Hillary Clinton is running to be President Barack Obama’s heir, but there’s one aspect of his legacy that she’ll want to avoid imitating: his disastrous performance in the first presidential debate against Mitt Romney in 2012. is remembered as an unmitigated disaster, one that some pundits at the time thought was fatal to Obama’s re-election bid. According to a CNN/Opinion Research poll at the time, 67 percent thought Romney won the debate versus 25 percent who thought Obama came out best. On his blog, Andrew Sullivan wailed, “I’ve never seen a candidate self-destruct for no external reason this late in a campaign before... But when a president self-immolates on live TV, and his opponent shines with lies and smiles, and a record number of people watch, it’s hard to see how a president and his party recover.” Sullivan was wrong to be so pessimistic. Obama learned from his mistakes and handily won the subsequent two debates.
Obama’s performance in 2012, both his initial failure and what he learned from it, are pertinent to Clinton. While Mitt Romney and Donald Trump are usually classified as belonging to two radically opposed wings of the Republican Party, they have some salient similarities. Both are Benghazi-obsessed businessmen who present themselves as old-fashioned go-getters who know how to do the job, as against their incompetent Democratic opponents. It’s the appeal to pragmatic business competence that allowed Romney to re-invent himself as a moderate in the first debate even though he had run as a hard-right conservative in the primaries. The big worry among Democrats is that Trump will pull off a similar trick in the first debate, presenting himself on his best behavior so the public forgets about all his earlier antics.
Several lessons can be gleaned from Obama’s failure in the first debate:
1. Be prepared for a slippery opponent. Obama didn’t anticipate that Romney would audaciously try to pass himself off as a genial, Massachusetts-moderate Republican. For the subsequent debates, Obama came prepared with handy soundbites to remind the audience of Romney various liabilities (the “47 percent” recording, opposing the Detroit bailout, calling for self-deportations of immigrants).
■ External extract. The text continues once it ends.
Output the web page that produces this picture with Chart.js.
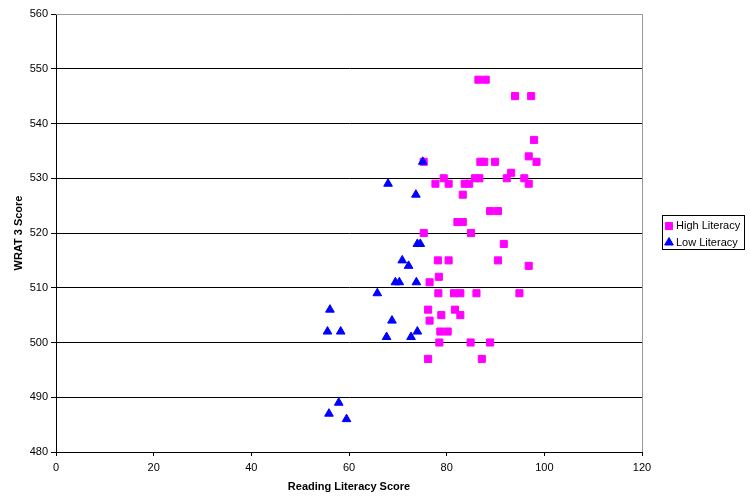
<!DOCTYPE html>
<html>
<head>
<meta charset="utf-8">
<script src="https://cdn.jsdelivr.net/npm/chart.js@4"></script>
<style>
  html, body { margin: 0; padding: 0; background: #fff; }
  #wrap { width: 750px; height: 498px; }
</style>
</head>
<body>
<div id="wrap"><canvas id="chart" width="750" height="498"></canvas></div>
<script>
// Series data
const seriesNames = ['High Literacy', 'Low Literacy'];

const highX = [86.5, 88.0, 94.0, 97.3, 97.9, 96.8, 98.4, 86.9, 87.7, 89.9, 75.3, 93.2, 79.4, 85.8, 86.7,
  92.3, 95.9, 77.7, 80.4, 83.7, 84.6, 96.8, 83.3, 88.9, 90.5, 82.2, 83.3, 75.3, 85.0, 91.7, 78.2, 80.4,
  90.5, 96.8, 78.4, 76.5, 78.3, 81.5, 82.8, 86.1, 94.9, 76.2, 81.7, 78.9, 82.8, 76.5, 78.7, 80.2, 78.5,
  84.9, 88.9, 76.2, 87.2];
const highY = [548, 548, 545, 545, 537, 534, 533, 533, 533, 533, 533, 531, 530, 530, 530,
  530, 530, 529, 529, 529, 529, 529, 527, 524, 524, 522, 522, 520, 520, 518, 515, 515,
  515, 514, 512, 511, 509, 509, 509, 509, 509, 506, 506, 505, 505, 504, 502, 502, 500,
  500, 500, 497, 497];

const lowX = [75.1, 68.0, 73.7, 74.0, 74.6, 70.9, 72.2, 69.5, 70.3, 73.8, 65.8, 56.1, 68.8, 55.6,
  58.3, 74.0, 67.7, 72.7, 57.9, 55.9, 59.5];
const lowY = [533, 529, 527, 518, 518, 515, 514, 511, 511, 511, 509, 506, 504, 502,
  502, 502, 501, 501, 489, 487, 486];

const xMin = 0, xMax = 120, xStep = 20;
const yMin = 480, yMax = 560, yStep = 10;

const pink = '#FF00FF';
const blue = '#0000FF';
const tickFont = { family: 'Liberation Sans, Arial, sans-serif', size: 11 };
const titleFont = { family: 'Liberation Sans, Arial, sans-serif', size: 11, weight: 'bold' };

function toPoints(xs, ys) {
  return xs.map((x, i) => ({ x, y: ys[i] }));
}

// plot border (grey top/right) + hand drawn legend box like the Excel one
const framePlugin = {
  id: 'frame',
  afterDraw(chart) {
    const { ctx, chartArea: a } = chart;
    ctx.save();
    ctx.strokeStyle = '#999';
    ctx.lineWidth = 1;
    ctx.beginPath();
    ctx.moveTo(a.left, a.top + 0.5);
    ctx.lineTo(a.right + 0.5, a.top + 0.5);
    ctx.lineTo(a.right + 0.5, a.bottom);
    ctx.stroke();

    // legend
    const lx = 662, ly = 215, lw = 82, lh = 34;
    ctx.fillStyle = '#fff';
    ctx.fillRect(lx, ly, lw, lh);
    ctx.strokeStyle = '#000';
    ctx.strokeRect(lx + 0.5, ly + 0.5, lw, lh);

    const styles = ['rect', 'triangle'];
    const colors = [pink, blue];
    const radii = [5, 5];
    ctx.font = '11px "Liberation Sans", Arial, sans-serif';
    ctx.textBaseline = 'middle';
    seriesNames.forEach((name, i) => {
      const cy = ly + 11 + i * 16.5;
      ctx.fillStyle = colors[i];
      ctx.strokeStyle = colors[i];
      Chart.helpers.drawPoint(ctx, { pointStyle: styles[i], radius: radii[i], borderWidth: 1, rotation: 0 }, lx + 7, cy);
      ctx.fillStyle = '#000';
      ctx.fillText(name, lx + 14, cy);
    });
    ctx.restore();
  }
};

new Chart(document.getElementById('chart'), {
  type: 'scatter',
  data: {
    datasets: [
      {
        label: seriesNames[0],
        data: toPoints(highX, highY),
        pointStyle: 'rect',
        pointRadius: 5,
        pointBorderWidth: 1,
        backgroundColor: pink,
        borderColor: pink,
        order: 1,
      },
      {
        label: seriesNames[1],
        data: toPoints(lowX, lowY),
        pointStyle: 'triangle',
        pointRadius: 5,
        pointBorderWidth: 1,
        backgroundColor: blue,
        borderColor: blue,
        order: 0,
      },
    ],
  },
  options: {
    responsive: false,
    animation: false,
    layout: { padding: { top: 14, right: 108, bottom: 0, left: 0 } },
    plugins: {
      legend: { display: false },
      tooltip: { enabled: false },
    },
    scales: {
      x: {
        type: 'linear',
        min: xMin,
        max: xMax,
        ticks: { stepSize: xStep, color: '#000', font: tickFont, padding: 5, maxRotation: 0 },
        grid: { drawOnChartArea: false, tickLength: 4, color: '#000' },
        border: { color: '#000', width: 1 },
        title: { display: true, text: 'Reading Literacy Score', color: '#000', font: titleFont, padding: { top: 4, bottom: 4 } },
        afterFit(scale) { scale.height = 46; },
      },
      y: {
        type: 'linear',
        min: yMin,
        max: yMax,
        ticks: { stepSize: yStep, color: '#000', font: tickFont, padding: 3 },
        grid: { color: '#000', lineWidth: 1, tickLength: 5 },
        border: { color: '#000', width: 1 },
        title: { display: true, text: 'WRAT 3 Score', color: '#000', font: titleFont, padding: { top: 12, bottom: 4 } },
        afterFit(scale) { scale.width = 56; },
      },
    },
  },
  plugins: [framePlugin],
});
</script>
</body>
</html>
Clinton has to be similarly ready to remind people why they don’t like Trump.
2. Don’t be so defensive that you get lost in the weeds. As former Obama speechwriter Jon Favreau recalls, Obama went into the first debate with a chip on his shoulder. The president felt that Romney had been lying about Obama’s record and he wanted to set things straight. According to Favreau, Obama “kept asking for more policy briefings. He would speak in wonk and throw out acronyms during prep.” Clinton is by inclination just as much a policy wonk as Obama, and like him she’ll be inclined to be defensive about her record. So it’s imperative to look at the example of Obama’s second and third debates with Romney, where thanks to aids he had learned to avoid the detailed lectures that bogged him down the first time.
3. Accept that debates are not intellectual exercises but political theater. As Favreau notes, “Obama hates debating. The first time I helped him prep, in August of 2007, he couldn’t stop complaining about the phony, gladiatorial nature of these performances, which are often a highly subjective test of style and demeanor over substance and accuracy.” The problem with this sort of attitude is that it cedes the stage to those who gleefully accept that debates are performances. And there’s no bigger political showman than Trump himself. In order to improve his debating style, Obama had to give up the illusion that he and Romney were there to thrash out competing philosophies of government. The purpose of a debate is to forcefully push your talking points, even if that means ignoring your opponent’s points.
4. Don’t panic. Perhaps the greatest lesson Obama offered in 2012 was the value of remaining resolute. Even as supporters like Andrew Sullivan were in meltdown mode, Obama didn’t let his poor showing in the fist debate demoralize him. He figured out what went wrong the first time and improved his game. Even if Clinton botches tonight, she has two more cracks at bat.